Brandon Tomjack, an Omaha attorney representing Midstates Bank, said he could not comment on the court filings.
The case may represent one of the largest bank frauds in Nebraska history once all the claims are filed.
Court filings Friday
Midstates filed a lawsuit Friday in Pottawattamie County District Court against Big Bear Capital LLC, as well against the financial advisor, Jesse Hill of Hickman, and Hill’s firm, First SOJO Capital Group LLC.
The bank also filed a request in Lancaster County Court on Friday seeking the appointment of a special administrator to investigate whether Marshbanks’ estate has assets to repay the banks.
The court filing said that is doubtful and that the current personal representative of the estate, Marshbanks’ widow, “cannot be expected to thoroughly investigate Decedent’s fraudulent activities.” The widow, the filing stated, may not have “the time or energy” to determine if assets exist, and probably has a conflict of interest in such a pursuit.
Midstates asked that an emergency hearing be set, if possible, prior to Dec. 21, saying that time is of the essence.
Assets ‘likely’ are insufficient
“Every day that passes makes it more difficult for Midstates and the other claimants to trace and/or recover the funds they loaned to Decedent’s entities,” the Iowa lawsuit maintains. It added that it’s “likely” Marshbanks estate lacks the assets to pay creditors’ claims.
Since the Examiner first reported on the case, there has been speculation about how Marshbanks, a former treasurer for the Lincoln Christian School who was involved in charity work, had gotten into financial trouble.
The married father of four had been in the process of building a luxury home in east Lincoln, complete with a cottage for guests and a “barndominium” with an indoor basketball court and wet bar. Some sources estimated the acreage project to cost upwards of $6 million. There has also been speculation that he had suffered investment losses, possibly in cryptocurrency.
The Midstates lawsuit said it’s “possible” that some or all of its loan proceeds were transferred to an account at an Omaha credit union. A message left with Liberty First Credit Union was not immediately returned Monday.
Agreed to minimum balance of $4 million
In the lawsuit, Midstates said Marshbanks contacted the bank in February about obtaining a loan.

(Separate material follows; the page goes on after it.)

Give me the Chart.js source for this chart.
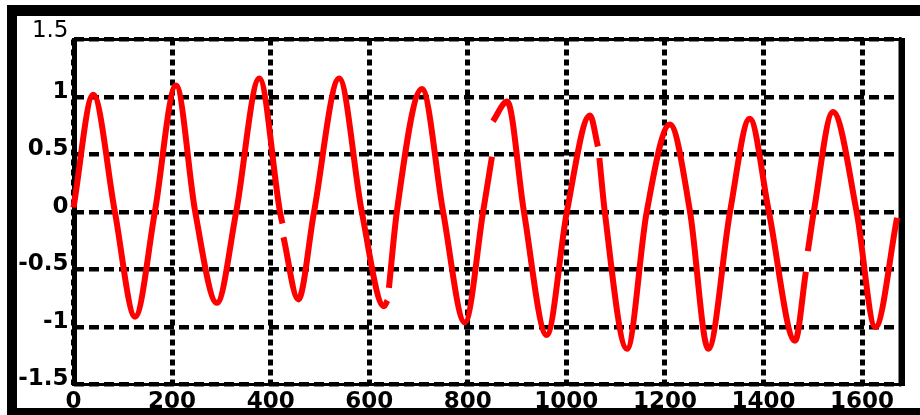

Before the loan was issued, the bank reached out to the financial adviser, Hill, about the investment account offered as collateral.
The bank told Hill and Marshbanks that it would require “control” of the investment account, as well as maintenance of at least a $4 million balance in it, before it would issue the loan.
Marshbanks and Hill agreed, and a $2 million loan was issued March 9. Marshbanks and Hill also signed two other agreements, one to provide control over the investment account and another to give the bank control over investment properties held by Big Bear Capital.
A month later, Marshbanks contacted the bank to tell officials he had enlisted Piedmont Fund Services Inc. to provide accounting services related to the investment account used as collateral.
In August, the bank loaned Marshbanks an additional $500,000 upon an agreement that the minimum amount in the investment account be increased to $5 million.
Three statements allegedly fabricated
During 2022, Marshbanks delivered three statements to the bank showing that the investment account held between $6 million and $7 million, according to the bank’s lawsuit.
But, the lawsuit stated, the investment account “does not exist” and the statements from Piedmont were “false statements (and) were not prepared by Piedmont.”
“Piedmont has no knowledge of Big Bear (Capital),” the lawsuit said, referring to the corporate entity Marshbanks used to obtain the loan.
The lawsuit maintains that both Hill and Marshbanks “fraudulently misrepresented” the assets in the investment account and conspired to obtain the loans from Midstates. The bank made several requests for financial records of Hill.